Srebrenica is a reminder of why Britain must lead the fight against human rights violations

Twenty-five years ago, over 8,000 Bosnian Muslims, mainly boys and men, were murdered in what became known as the Srebrenica genocide. It happened in Europe, part of an ethnic cleansing campaign, and took place in what the United Nations had declared a ‘safe area.’ Srebrenica occurred fifty years after the liberation of Auschwitz, on our doorstep, half a century after the world had vowed, ‘never again.’

A unanimous ruling in 2001 at The International Court of Justice affirmed that the Srebrenica massacre was genocide: ‘By seeking to eliminate a part of the Bosnian Muslims, the Bosnian Serb forces committed genocide. They targeted for extinction the forty thousand Bosnian Muslims living in Srebrenica, a group which was emblematic of the Bosnian Muslims in general. They stripped all the male Muslim prisoners, military and civilian, elderly and young, of their personal belongings and identification, and deliberately and methodically killed them solely on the basis of their identity.’

In his message to the tenth anniversary commemoration of the massacre, then UN Secretary-General, Kofi Annan, acknowledged the blame lay ‘first and foremost with those who planned and carried out the massacre and those who assisted and harboured them.’ Annan went on to say that the UN had ‘made serious errors of judgement, rooted in a philosophy of impartiality.’ He described Srebrenica as a tragedy that would haunt the history of the UN forever. It should haunt all of us, for as Samantha Power, a war reporter in Bosnia and later US Ambassador to the UN, has written, ‘the UN has at its disposal whatever resources the governments within it choose to provide.’ Furthermore ‘it is the major players… that dictate how “the UN” handles crises.’

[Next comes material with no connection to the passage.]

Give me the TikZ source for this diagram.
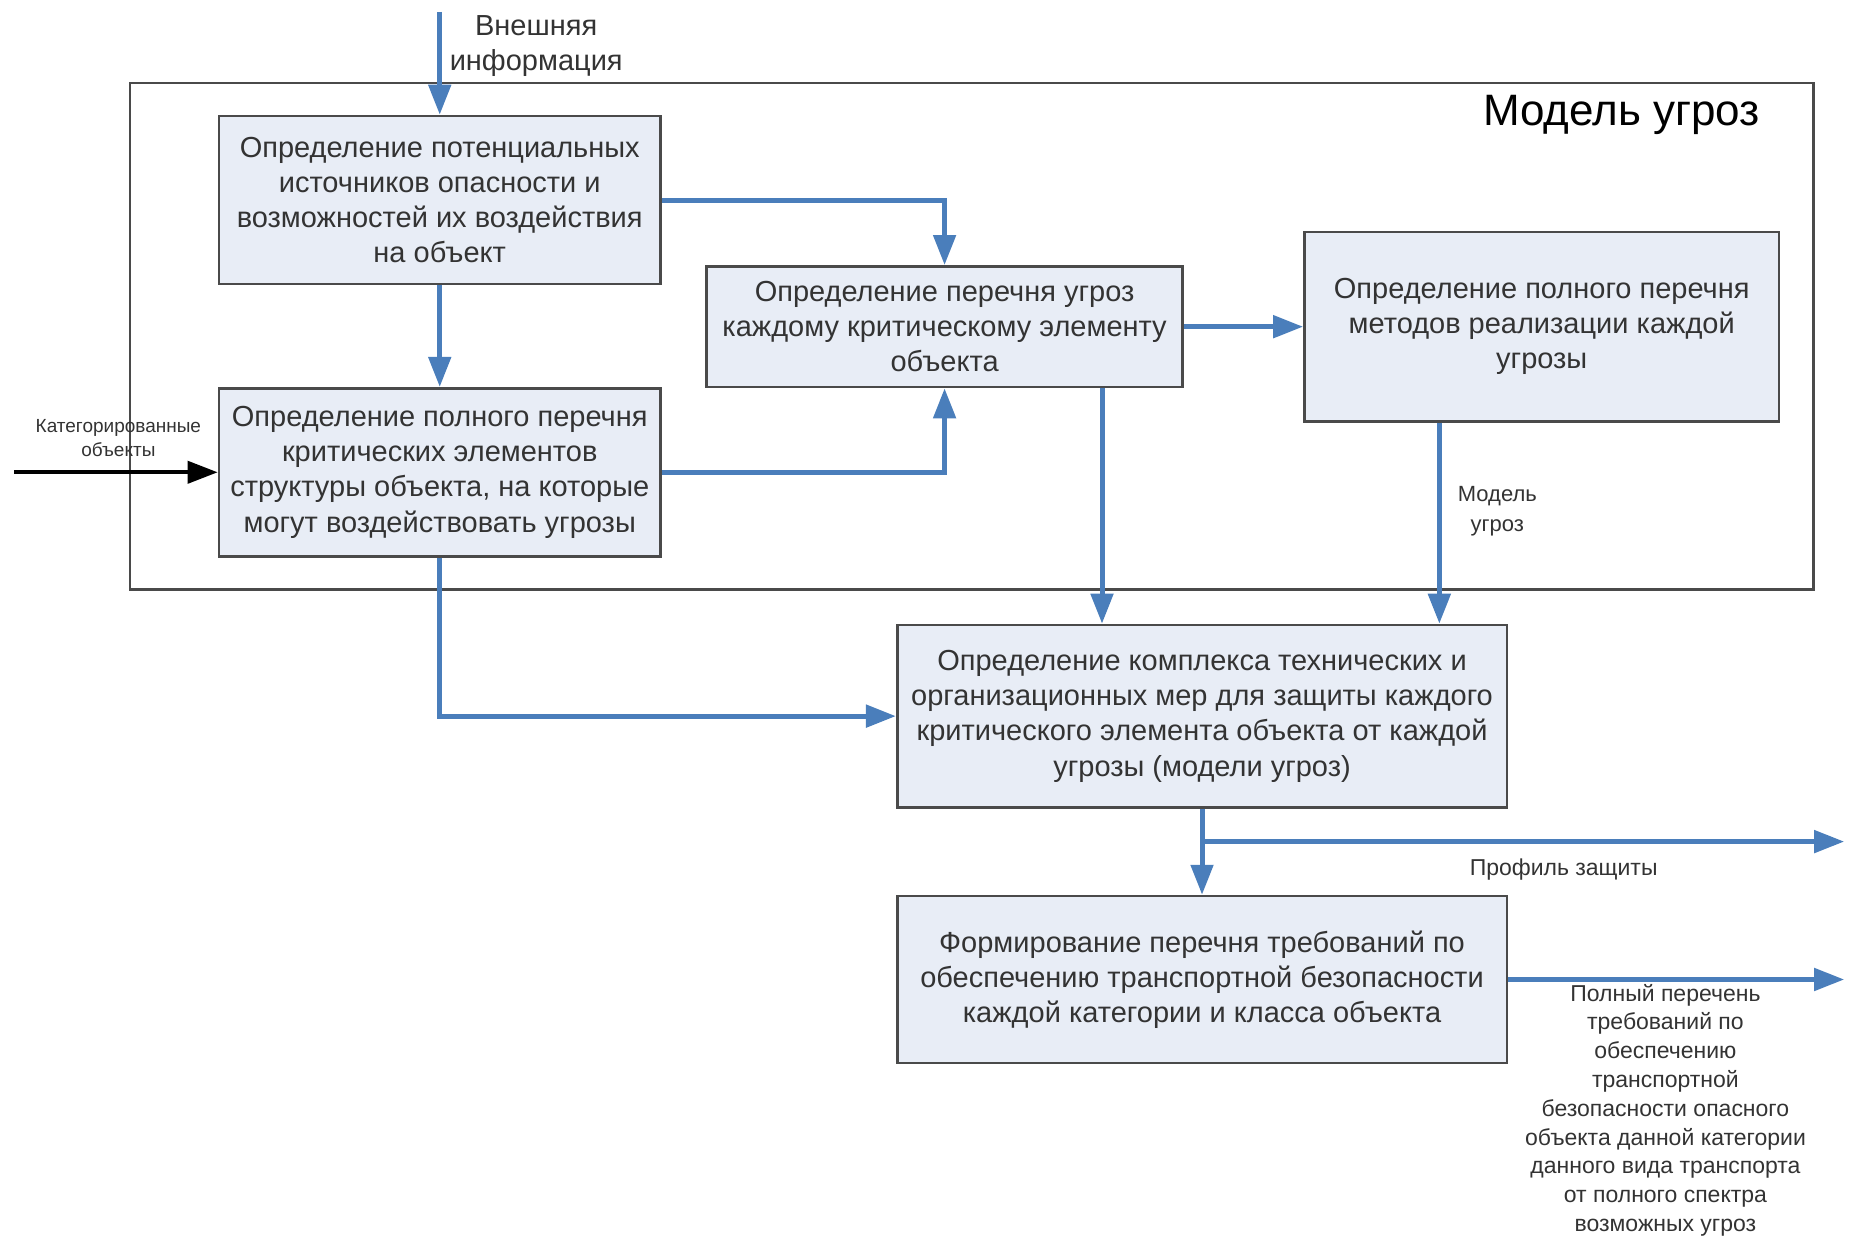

In Britain, the Government supported an arms embargo effectively preventing the Bosnian Muslims from procuring the weapons needed to defend themselves, arguing that to lift it would create a ‘level killing field.’ From retirement Margaret Thatcher replied that there was already ‘a killing field the like of which I thought we would never see in Europe again,’ and went on to argue that ‘It is in Europe’s sphere of influence. It should be in Europe’s sphere of conscience.’

In early 2017 I taught a course in politics and government to aspiring politicians in Bosnia. As a young civil servant I had worked on domestic human rights policy at the Ministry of Justice, and twelve years later as I flew out to Sarajevo I was not just an elected councillor steeped in all things local government, but also shortly to become engaged to my partner of Balkan heritage whose family had lived through the Yugoslav Wars.

Bosnia still carried the scars of conflict. Youth unemployment was as high as 60% in some areas, and the group I met, while determined to take up the baton, believed that the Dayton Peace Agreement’s separation into two entities, the Federation of Bosnia and Herzegovina and the Republika Srpska, embedded ethnic divisions with all the electoral obstacles that brought. As is usually the case, women and young people felt the impact of the past most strongly.

Earlier this month the Foreign Secretary announced the introduction of a sanctions regime that will target people who have committed the gravest human rights violations. Global Britain, Raab declared, will be an even stronger force for good in the world in the years ahead. Raab was once an official at the Foreign Office and led a team at the British Embassy in The Hague, dedicated to bringing war criminals to justice. Had he not entered Parliament, Raab may perhaps have played some part in the process which led to the prosecution and conviction of Ratko Mladić in 2017, the man who commanded the units responsible for Srebrenica.

Twenty-five years after Srebrenica, and twenty-six years after the Rwandan Genocide, atrocities in places like Myanmar, Yemen, and Syria are no longer guaranteed to shock. This month US officials seized $800,000 worth of products made from human hair believed to have been taken from Muslims in detention camps in the Xinjiang province of China. In 2018, Human Rights Watch described the Chinese government’s ‘mass arbitrary detention, torture, forced political indoctrination, and mass surveillance of Xinjiang’s Muslims’ and yet often these topics only get brought up in the context of China’s takeover of Hong Kong, or debates over 5G and geopolitics.

Raab’s announcement should be the first step in making Britain the world’s leading campaigner, pursuer, and punisher, of war crimes and human rights violations. We cannot be certain of preventing every atrocity, but we can call it out when it is happening, and we can fight to ensure that those who commit crimes against humanity are brought to justice and punished. Such a commitment would serve as a warning to monsters who would use the cover of war to commit unspeakable acts of horror, and build on Britain’s commitment to standing on the right side of history, while learning from the lessons of the past.

Ryan Henson

Ryan Henson is CEO of the Coalition for Global Prosperity. He was previously a senior political adviser at CAFOD and was the Conservative Party candidate for Bedford in the 2019 General Election.